*WHAT YOU SHOULD DO*
Everything from the line with "Rebuild this diagram" down to the line with "width=1.4bp,ellipse,inner sep=0pt,minimum width=196bp,minimum" below must be printed exactly, those two lines included. Exclude pictures.

*ENTRIES SUPPLIED*
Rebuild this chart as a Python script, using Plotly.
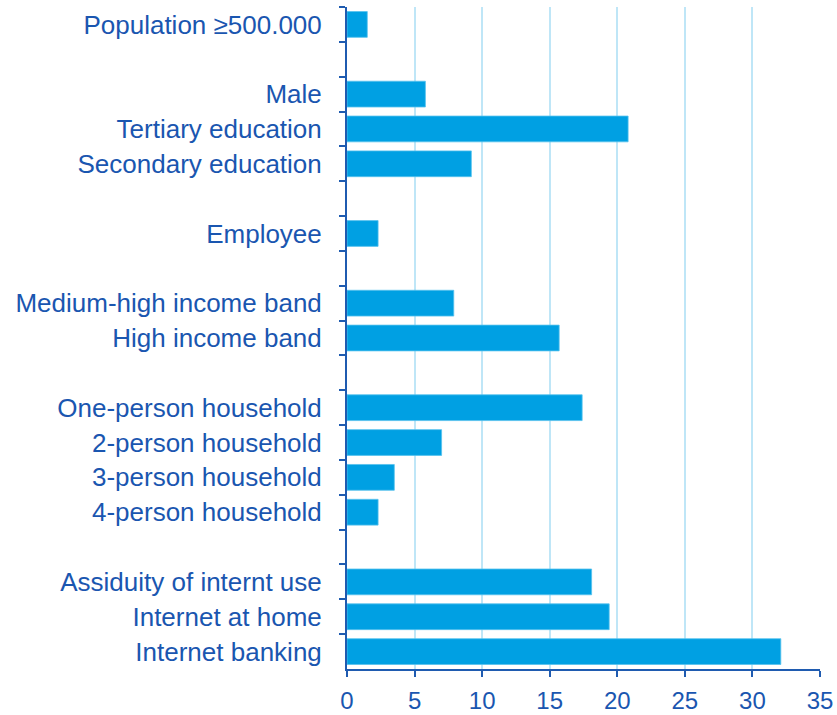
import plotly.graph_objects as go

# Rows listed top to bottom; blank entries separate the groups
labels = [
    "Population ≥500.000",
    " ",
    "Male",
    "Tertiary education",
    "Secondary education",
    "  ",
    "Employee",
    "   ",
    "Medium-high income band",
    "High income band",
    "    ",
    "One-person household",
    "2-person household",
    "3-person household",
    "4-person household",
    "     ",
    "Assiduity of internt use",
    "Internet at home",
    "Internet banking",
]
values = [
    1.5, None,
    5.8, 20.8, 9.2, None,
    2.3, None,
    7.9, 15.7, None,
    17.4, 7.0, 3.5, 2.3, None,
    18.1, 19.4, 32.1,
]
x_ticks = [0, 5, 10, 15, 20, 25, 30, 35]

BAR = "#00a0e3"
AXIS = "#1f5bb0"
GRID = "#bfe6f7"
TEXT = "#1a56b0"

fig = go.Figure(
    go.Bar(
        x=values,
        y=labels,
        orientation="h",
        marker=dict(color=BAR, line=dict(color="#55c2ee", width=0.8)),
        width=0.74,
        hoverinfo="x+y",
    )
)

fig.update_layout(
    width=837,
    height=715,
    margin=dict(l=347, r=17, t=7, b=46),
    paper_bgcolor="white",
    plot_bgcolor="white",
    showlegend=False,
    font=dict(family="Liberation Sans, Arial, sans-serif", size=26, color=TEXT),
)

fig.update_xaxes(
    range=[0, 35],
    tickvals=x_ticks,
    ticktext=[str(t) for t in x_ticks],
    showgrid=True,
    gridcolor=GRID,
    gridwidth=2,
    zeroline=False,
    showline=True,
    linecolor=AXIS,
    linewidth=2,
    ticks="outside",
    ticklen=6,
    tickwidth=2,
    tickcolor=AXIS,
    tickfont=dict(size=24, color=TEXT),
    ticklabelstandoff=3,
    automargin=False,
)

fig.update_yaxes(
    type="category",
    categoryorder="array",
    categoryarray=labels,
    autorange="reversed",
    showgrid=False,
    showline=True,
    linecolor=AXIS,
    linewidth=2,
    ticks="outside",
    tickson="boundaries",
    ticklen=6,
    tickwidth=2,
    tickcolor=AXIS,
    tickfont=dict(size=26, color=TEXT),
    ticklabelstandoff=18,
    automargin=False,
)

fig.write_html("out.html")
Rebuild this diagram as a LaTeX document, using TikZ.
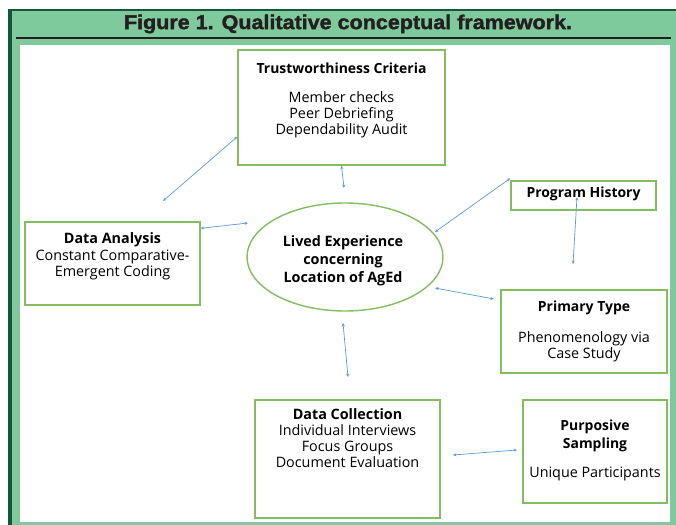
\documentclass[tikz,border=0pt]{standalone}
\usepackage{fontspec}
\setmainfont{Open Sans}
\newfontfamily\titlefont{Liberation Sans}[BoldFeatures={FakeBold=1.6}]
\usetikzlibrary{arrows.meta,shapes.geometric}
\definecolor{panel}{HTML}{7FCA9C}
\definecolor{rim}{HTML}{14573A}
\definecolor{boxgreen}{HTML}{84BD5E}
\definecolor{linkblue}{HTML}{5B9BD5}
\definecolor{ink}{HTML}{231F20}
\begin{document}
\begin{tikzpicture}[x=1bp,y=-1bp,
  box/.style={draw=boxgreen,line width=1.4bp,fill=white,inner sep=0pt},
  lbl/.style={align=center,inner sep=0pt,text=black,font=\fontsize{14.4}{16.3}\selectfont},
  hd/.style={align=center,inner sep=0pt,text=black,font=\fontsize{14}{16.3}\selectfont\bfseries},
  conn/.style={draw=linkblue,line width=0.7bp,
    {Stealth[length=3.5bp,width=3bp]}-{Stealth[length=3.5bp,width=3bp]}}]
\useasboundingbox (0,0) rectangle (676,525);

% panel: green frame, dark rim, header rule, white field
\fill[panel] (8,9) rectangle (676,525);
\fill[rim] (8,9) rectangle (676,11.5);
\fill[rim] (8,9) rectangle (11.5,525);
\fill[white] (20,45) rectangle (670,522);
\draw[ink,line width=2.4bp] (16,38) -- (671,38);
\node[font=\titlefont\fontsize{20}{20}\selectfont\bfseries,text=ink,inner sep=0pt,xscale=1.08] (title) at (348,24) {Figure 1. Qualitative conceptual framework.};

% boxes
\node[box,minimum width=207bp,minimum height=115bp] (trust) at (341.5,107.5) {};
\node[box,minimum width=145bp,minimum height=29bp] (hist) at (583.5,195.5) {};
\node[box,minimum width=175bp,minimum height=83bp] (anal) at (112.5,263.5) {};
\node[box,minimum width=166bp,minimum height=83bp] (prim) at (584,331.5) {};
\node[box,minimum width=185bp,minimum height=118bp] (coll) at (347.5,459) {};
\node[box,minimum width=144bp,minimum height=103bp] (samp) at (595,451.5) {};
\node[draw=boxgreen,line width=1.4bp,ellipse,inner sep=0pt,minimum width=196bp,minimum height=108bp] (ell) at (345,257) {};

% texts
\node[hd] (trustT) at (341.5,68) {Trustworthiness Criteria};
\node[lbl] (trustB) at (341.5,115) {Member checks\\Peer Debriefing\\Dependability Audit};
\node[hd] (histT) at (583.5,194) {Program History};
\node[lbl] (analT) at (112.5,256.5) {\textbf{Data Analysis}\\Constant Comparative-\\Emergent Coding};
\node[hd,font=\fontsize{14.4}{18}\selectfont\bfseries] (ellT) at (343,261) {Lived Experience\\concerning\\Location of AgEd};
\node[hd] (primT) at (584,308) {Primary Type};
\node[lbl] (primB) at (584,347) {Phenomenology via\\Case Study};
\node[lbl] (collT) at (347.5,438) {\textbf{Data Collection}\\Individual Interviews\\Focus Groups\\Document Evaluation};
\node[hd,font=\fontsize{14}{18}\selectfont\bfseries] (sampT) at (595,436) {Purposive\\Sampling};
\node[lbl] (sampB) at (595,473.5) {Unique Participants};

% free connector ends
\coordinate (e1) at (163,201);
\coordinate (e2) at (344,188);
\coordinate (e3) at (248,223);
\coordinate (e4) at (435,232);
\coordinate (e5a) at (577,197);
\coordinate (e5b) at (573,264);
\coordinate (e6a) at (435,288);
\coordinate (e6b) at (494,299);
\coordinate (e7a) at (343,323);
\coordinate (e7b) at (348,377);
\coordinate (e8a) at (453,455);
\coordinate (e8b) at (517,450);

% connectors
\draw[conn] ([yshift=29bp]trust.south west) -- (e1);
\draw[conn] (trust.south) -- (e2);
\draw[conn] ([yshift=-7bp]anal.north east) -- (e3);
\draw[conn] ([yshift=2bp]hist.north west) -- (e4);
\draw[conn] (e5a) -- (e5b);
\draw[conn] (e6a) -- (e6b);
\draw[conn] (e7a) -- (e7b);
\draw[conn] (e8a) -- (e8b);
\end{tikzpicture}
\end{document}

*RESPONSE TO THIS TASK*
Rebuild this diagram as a LaTeX document, using TikZ.
\documentclass[tikz,border=0pt]{standalone}
\usepackage{fontspec}
\setmainfont{Open Sans}
\newfontfamily\titlefont{Liberation Sans}[BoldFeatures={FakeBold=1.6}]
\usetikzlibrary{arrows.meta,shapes.geometric}
\definecolor{panel}{HTML}{7FCA9C}
\definecolor{rim}{HTML}{14573A}
\definecolor{boxgreen}{HTML}{84BD5E}
\definecolor{linkblue}{HTML}{5B9BD5}
\definecolor{ink}{HTML}{231F20}
\begin{document}
\begin{tikzpicture}[x=1bp,y=-1bp,
  box/.style={draw=boxgreen,line width=1.4bp,fill=white,inner sep=0pt},
  lbl/.style={align=center,inner sep=0pt,text=black,font=\fontsize{14.4}{16.3}\selectfont},
  hd/.style={align=center,inner sep=0pt,text=black,font=\fontsize{14}{16.3}\selectfont\bfseries},
  conn/.style={draw=linkblue,line width=0.7bp,
    {Stealth[length=3.5bp,width=3bp]}-{Stealth[length=3.5bp,width=3bp]}}]
\useasboundingbox (0,0) rectangle (676,525);

% panel: green frame, dark rim, header rule, white field
\fill[panel] (8,9) rectangle (676,525);
\fill[rim] (8,9) rectangle (676,11.5);
\fill[rim] (8,9) rectangle (11.5,525);
\fill[white] (20,45) rectangle (670,522);
\draw[ink,line width=2.4bp] (16,38) -- (671,38);
\node[font=\titlefont\fontsize{20}{20}\selectfont\bfseries,text=ink,inner sep=0pt,xscale=1.08] (title) at (348,24) {Figure 1. Qualitative conceptual framework.};

% boxes
\node[box,minimum width=207bp,minimum height=115bp] (trust) at (341.5,107.5) {};
\node[box,minimum width=145bp,minimum height=29bp] (hist) at (583.5,195.5) {};
\node[box,minimum width=175bp,minimum height=83bp] (anal) at (112.5,263.5) {};
\node[box,minimum width=166bp,minimum height=83bp] (prim) at (584,331.5) {};
\node[box,minimum width=185bp,minimum height=118bp] (coll) at (347.5,459) {};
\node[box,minimum width=144bp,minimum height=103bp] (samp) at (595,451.5) {};
\node[draw=boxgreen,line width=1.4bp,ellipse,inner sep=0pt,minimum width=196bp,minimum height=108bp] (ell) at (345,257) {};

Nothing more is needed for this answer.